Amar Sindhu. Where does Pakistani literature stand now?
Fahmida Riaz. In novels, we are far [behind the rest of the world]. In native languages, we may have some names -- for example, we have this fantastic short Sindhi novel Odah (A Blazing Fire) by Haleem Brohi. It is a minor classic about male sexuality and about the sexual act turning into a terrible mental torture. It has unforgettable sentences such as, “I am walking, endlessly, in this thick white marsh, under a mercilessly blazing sun.” In poetry, we have great names such as Faiz, Shaikh Ayaz, Ahmad Nadeem Qasmi, Majeed Amjad, Munir Niazi, Atta Shad, Gul Khan Naseer. Among the current crop of poets, we have names like Amar Sindhu and Harris Khalique. In short stories, we have names such as Naseem Kharal (Sindhi), Khalida Hussain and Hajira Masroor. Ali Akbar Natiq is also writing good short stories.
Amar Sindhu. The Pakistani English novel is meant only to attract western readers. Would you agree?
Fahmida Riaz. It embarrasses me to see a number of writers raising all kind of objections about English literature -- that is, mostly novels, written by Pakistani authors. I keep wondering if these objections are arising out of sheer jealousy. It is the wrong attitude. They are a young lot and are writing in English because this is the only language they have learnt enough to express themselves effectively. Now the fact is that they do belong to a certain class and their works reflect the ethos and experiences of the well-to-do classes in Pakistan. Yet, exceptions have begun to appear. I read The Reluctant Fundamentalist by Mohsin Hamid and saw the movie too. I think our young Pakistani author has ventured to write about an important subject, and that is just one example. Sulman Rushdie, if he is a Pakistani, or perhaps an Indian-Pakistani, wrote about our history and the politics in Pakistan. Others will come up. Or the same authors may grow more mature with time.
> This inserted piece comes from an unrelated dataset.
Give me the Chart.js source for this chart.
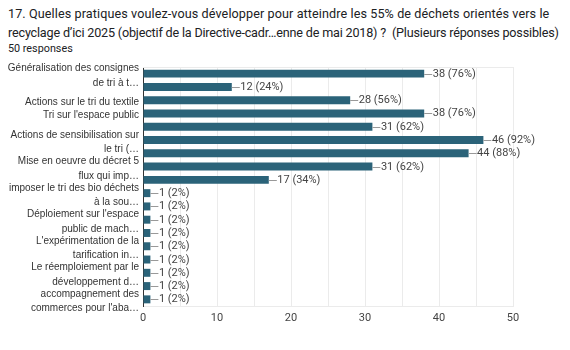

For instance, Mohammed Hanif’s A Case Of Exploding Mangoes tells you the story of the army takeover of Pakistan and is such a vibrant piece of literature. If our English literature attracts Western attention, what is wrong with that? Surely, there should be more translations from the literature written in Pakistani languages. It may happen in the future. I was absolutely delighted to see Ali Akbar Natiq’s short story translated and published in Granta, the prestigious British literary journal.